Cold-Blooded

01 Dec 2024

CRYO Therapy Idaho brings extreme cold exposure to the Tetons in Teton Valley, ID

Winter/Spring 2025

Written By: Phil Lindeman | Images: Courtesy CRYO Therapy


There’s a cold plunge. And then there’s a cryo plunge.

“So much of this is about being as healthy as possible for as long as possible,” says Markida Henley, owner of CRYO Therapy Idaho in Driggs. “This healing comes from within the bloodstream. That’s why this is such a big deal.”

CRYO Therapy Idaho takes the cold-plunge concept and super-cools it. Instead of an ice bath, where temperatures rarely dip below zero, the nitrogen-cooled equipment at Markida’s center plummets to negative 175 Fahrenheit. Your brain goes into self-preservation mode, pulling blood from your limbs and into your core, where it is loaded up with oxygen, nutrients and enzymes. After a few chilly minutes the treatment is finished and your body recovers, sending the blood back into achy joints and sore muscles, like a cardiovascular oil change.

“Plato said, ‘The part can never be well unless the whole is well,’” Markida says. “We don’t put a Band-Aid on top of a Band-Aid. That’s a steroid shot or a knee replacement. This is treating the whole.” 

Longtime locals might recognize Markida’s name from the Targhee Village Golf Course. Her family owned the Alta-area course for more than three decades before selling it in 2017.

Around the same time she took a trip to L.A. and happened to read an article on cryotherapy. She was intrigued. The clinic she found offered treatments so cold they were mind-boggling.

“It was minus 250 degrees. I thought, ‘You have to be kidding me,’” Markida remembers. “That is too cold.”

But she had to know what it was all about. While waiting for her first treatment, she did a little impromptu research in the lobby.

“While we’re in there I’m talking to a lot of people: ‘Why are you here, what has it done?’” Markida says. “For the majority, beyond health benefits, they’d had major accidents like botched surgeries — big-time stuff — and they were moving right through recovery at incredible speeds.”

She did more research, learning how the average human has over 60,000 miles of blood vessels and capillaries – enough to circle the globe more than twice.
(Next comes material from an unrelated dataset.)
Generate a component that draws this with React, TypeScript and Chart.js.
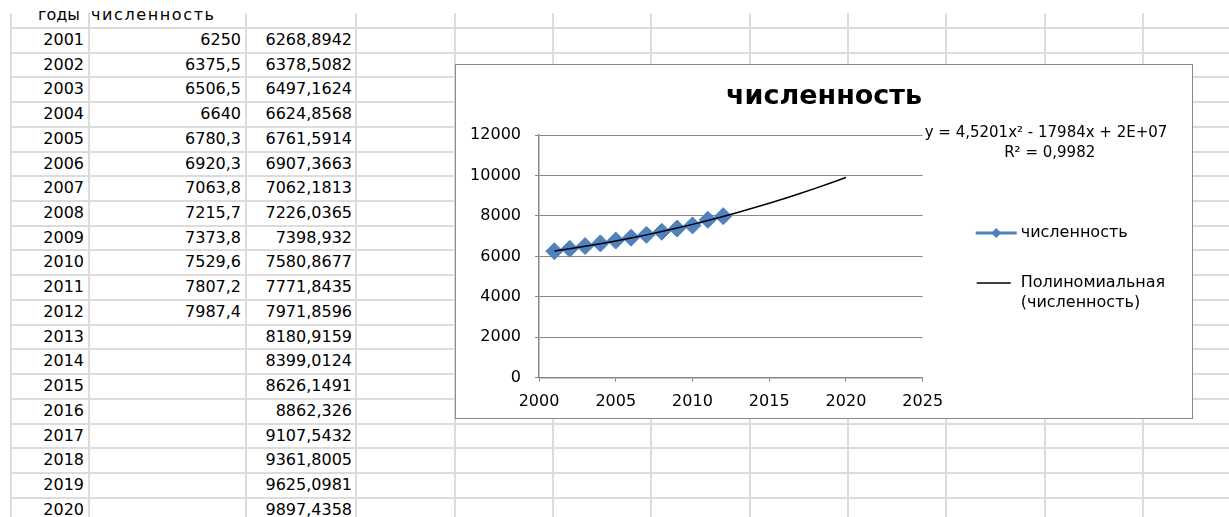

She learned how cold exposure will constrict the bloodstream and combat inflation.

Then, Markida met a 93-year-old woman with debilitating arthritis. The woman could barely open her hands when the staff took her to a cryo sauna. A few minutes later she emerged.

“Her hands had opened to half their normal distance,” Markida says. “At 93, if you can affect change like that in the body, that is unbelievable.”
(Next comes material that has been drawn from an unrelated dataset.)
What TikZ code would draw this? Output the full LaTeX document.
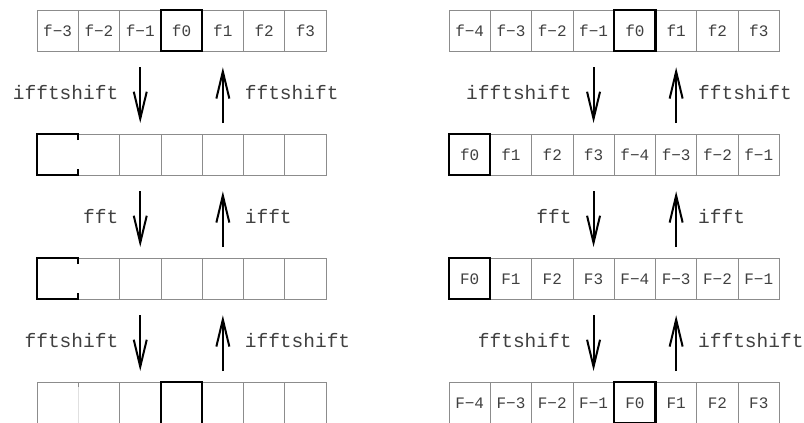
\documentclass[tikz,border=0pt]{standalone}
\usepackage{fontspec}
\setmonofont{Liberation Mono}
\usetikzlibrary{arrows.meta,positioning,calc}

\begin{document}
\begin{tikzpicture}[x=1pt, y=-1pt,
    cell/.style={rectangle, draw=black!45, line width=0.8pt, minimum width=41.3pt, minimum height=41.3pt,
      inner sep=0pt, outer sep=0pt, text height=12pt, text depth=0pt,
      font=\fontsize{16}{16}\ttfamily, text=black!75},
    hl/.style={draw=black, line width=2.2pt},
    arrow/.style={-{Straight Barb[length=27pt,width=13pt,line width=2pt]}, line width=2pt},
    lbl/.style={font=\fontsize{19.5}{20}\ttfamily, text=black!75, inner sep=0pt}
  ]
    \useasboundingbox (0,0) rectangle (804,423);

    % left: seven cells per row
    \foreach \t [count=\i] in {f−3,f−2,f−1,f0,f1,f2,f3}
      \node[cell] (L1-\i) at ({37+41.3*(\i-0.5)},30.65) {\t};
    \foreach \r/\y in {2/154.65,3/278.65,4/402.65}
      \foreach \i in {1,...,7}
        \node[cell] (L\r-\i) at ({37+41.3*(\i-0.5)},\y) {};

    % right: eight cells per row
    \foreach \t [count=\i] in {f−4,f−3,f−2,f−1,f0,f1,f2,f3}
      \node[cell] (R1-\i) at ({449+41.3*(\i-0.5)},30.65) {\t};
    \foreach \t [count=\i] in {f0,f1,f2,f3,f−4,f−3,f−2,f−1}
      \node[cell] (R2-\i) at ({449+41.3*(\i-0.5)},154.65) {\t};
    \foreach \t [count=\i] in {F0,F1,F2,F3,F−4,F−3,F−2,F−1}
      \node[cell] (R3-\i) at ({449+41.3*(\i-0.5)},278.65) {\t};
    \foreach \t [count=\i] in {F−4,F−3,F−2,F−1,F0,F1,F2,F3}
      \node[cell] (R4-\i) at ({449+41.3*(\i-0.5)},402.65) {\t};

    % zero-frequency cells
    \draw[hl] (L1-4.north west) rectangle (L1-4.south east);
    \draw[hl] (L4-4.south west) -- (L4-4.north west) -- (L4-4.north east) -- (L4-4.south east);
    \draw[black!12, line width=1pt] ($(L4-1.north east)+(0,5)$) -- (L4-1.south east);
    \foreach \r in {2,3} {
      \draw[white, line width=1.5pt] ($(L\r-1.north east)+(0,6)$) -- ($(L\r-1.south east)+(0,-6)$);
      \draw[hl] ($(L\r-1.north east)+(0,6)$) -- (L\r-1.north east) -- (L\r-1.north west)
        -- (L\r-1.south west) -- (L\r-1.south east) -- ++(0,-6);
    }
    \draw[hl] (R1-5.north west) rectangle (R1-5.south east);
    \draw[hl] (R2-1.north west) rectangle (R2-1.south east);
    \draw[hl] (R3-1.north west) rectangle (R3-1.south east);
    \draw[hl] (R4-5.north west) rectangle (R4-5.south east);

    % transforms between rows
    \foreach \r/\n/\dn/\up in {1/2/ifftshift/fftshift, 2/3/fft/ifft, 3/4/fftshift/ifftshift} {
      \draw[arrow, shorten <=16pt, shorten >=11pt] (L\r-3.south) -- node[lbl, left=21pt] (Ldn\r) {\dn} (L\n-3.north);
      \draw[arrow, shorten <=11pt, shorten >=16pt] (L\n-5.north) -- node[lbl, right=21pt] (Lup\r) {\up} (L\r-5.south);
      \draw[arrow, shorten <=16pt, shorten >=11pt] (R\r-4.south) -- node[lbl, left=21pt] (Rdn\r) {\dn} (R\n-4.north);
      \draw[arrow, shorten <=11pt, shorten >=16pt] (R\n-6.north) -- node[lbl, right=21pt] (Rup\r) {\up} (R\r-6.south);
    }
  \end{tikzpicture}
\end{document}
Markida braved the cold and never looked back. Now, she’s offering the service to others in downtown Driggs — and she’s quickly accumulated devotees.

One cryotherapy session at CRYO Therapy Idaho is $39 for three minutes. Markida recommends two sessions at $49 with a warm-up period between. And she knows what newcomers are wondering: Won’t I freeze in just a few seconds? 
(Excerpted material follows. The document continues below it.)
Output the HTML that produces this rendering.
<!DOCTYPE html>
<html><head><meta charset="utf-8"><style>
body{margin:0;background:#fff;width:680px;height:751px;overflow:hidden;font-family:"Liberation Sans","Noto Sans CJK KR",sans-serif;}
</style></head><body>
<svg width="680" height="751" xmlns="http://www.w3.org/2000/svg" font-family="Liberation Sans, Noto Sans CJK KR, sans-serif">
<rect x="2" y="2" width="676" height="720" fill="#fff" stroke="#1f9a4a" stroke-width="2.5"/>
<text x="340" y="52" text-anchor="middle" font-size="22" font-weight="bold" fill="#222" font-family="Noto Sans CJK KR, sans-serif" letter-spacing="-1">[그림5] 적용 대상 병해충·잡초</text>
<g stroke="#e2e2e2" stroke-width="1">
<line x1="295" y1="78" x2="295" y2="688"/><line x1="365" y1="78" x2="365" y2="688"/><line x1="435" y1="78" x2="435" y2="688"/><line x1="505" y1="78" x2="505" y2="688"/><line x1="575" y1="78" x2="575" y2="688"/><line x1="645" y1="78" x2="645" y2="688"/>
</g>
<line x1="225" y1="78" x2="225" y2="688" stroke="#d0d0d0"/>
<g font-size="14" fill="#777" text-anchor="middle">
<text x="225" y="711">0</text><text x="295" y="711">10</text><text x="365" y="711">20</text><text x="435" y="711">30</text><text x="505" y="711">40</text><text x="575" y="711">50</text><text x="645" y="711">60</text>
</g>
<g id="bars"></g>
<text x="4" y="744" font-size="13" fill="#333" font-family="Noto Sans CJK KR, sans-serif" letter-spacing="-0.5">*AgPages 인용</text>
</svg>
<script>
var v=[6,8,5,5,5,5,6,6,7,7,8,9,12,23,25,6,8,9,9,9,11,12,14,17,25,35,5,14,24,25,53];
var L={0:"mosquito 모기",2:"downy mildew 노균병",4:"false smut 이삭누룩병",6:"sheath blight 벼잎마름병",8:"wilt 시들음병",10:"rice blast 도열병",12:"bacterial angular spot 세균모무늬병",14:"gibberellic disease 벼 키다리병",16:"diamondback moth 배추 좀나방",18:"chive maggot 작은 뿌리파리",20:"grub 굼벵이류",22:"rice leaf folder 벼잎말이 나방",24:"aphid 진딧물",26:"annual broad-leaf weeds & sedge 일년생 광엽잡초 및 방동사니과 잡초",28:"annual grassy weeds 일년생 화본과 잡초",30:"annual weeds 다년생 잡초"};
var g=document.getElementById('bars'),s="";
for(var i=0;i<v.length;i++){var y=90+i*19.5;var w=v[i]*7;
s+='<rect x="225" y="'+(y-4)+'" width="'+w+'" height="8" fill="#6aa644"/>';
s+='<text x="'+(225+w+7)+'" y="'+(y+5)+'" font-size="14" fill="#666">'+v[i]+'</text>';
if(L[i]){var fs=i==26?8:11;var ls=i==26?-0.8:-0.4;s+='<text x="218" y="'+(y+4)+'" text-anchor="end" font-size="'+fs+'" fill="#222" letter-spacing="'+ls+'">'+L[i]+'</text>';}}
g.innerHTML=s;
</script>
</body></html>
“Shivering will happen, but that’s your natural response to being cold,” Markida says. “‘After a few times that goes away because the body knows what to expect. It’s not bad. It’s cold, but if you can tolerate it, and most everybody does, it is worth it.”

Markida loves talking to clients. She especially loves sharing their success stories.

She tells how one man came to CRYO Therapy Idaho with a herniated disc in his spine. It kept him from lifting his head – until a few sessions in the cryo sauna.

“He was due for surgery, but he didn’t want it,” she says. “He thought it was too scary. He didn’t want to be paralyzed. And he was absolutely blown away that he could hold his head up straight after seeing us.” 

These outcomes aren’t immediate. Like exercise and a good diet, cryotherapy needs time and consistency. Markida recommends between 10 and 14 sessions to start, and then maintenance through cryotherapy and other treatments, like the BEMER gun. Short for Bio Electro Magnetic Energy Regulation, it swaps cold exposure for electromagnetic exposure with similar results. Athletes especially love it for rapid recovery after a workout.

Markida reflects on the Plato quote and the 93-year-old woman she met in L.A.

“What Plato said is so profound and accurate because what we do in our medical world is treat parts,” she says. “But in the bigger picture, if you want to live healthy and long, everything has to be working. It starts with the blood.”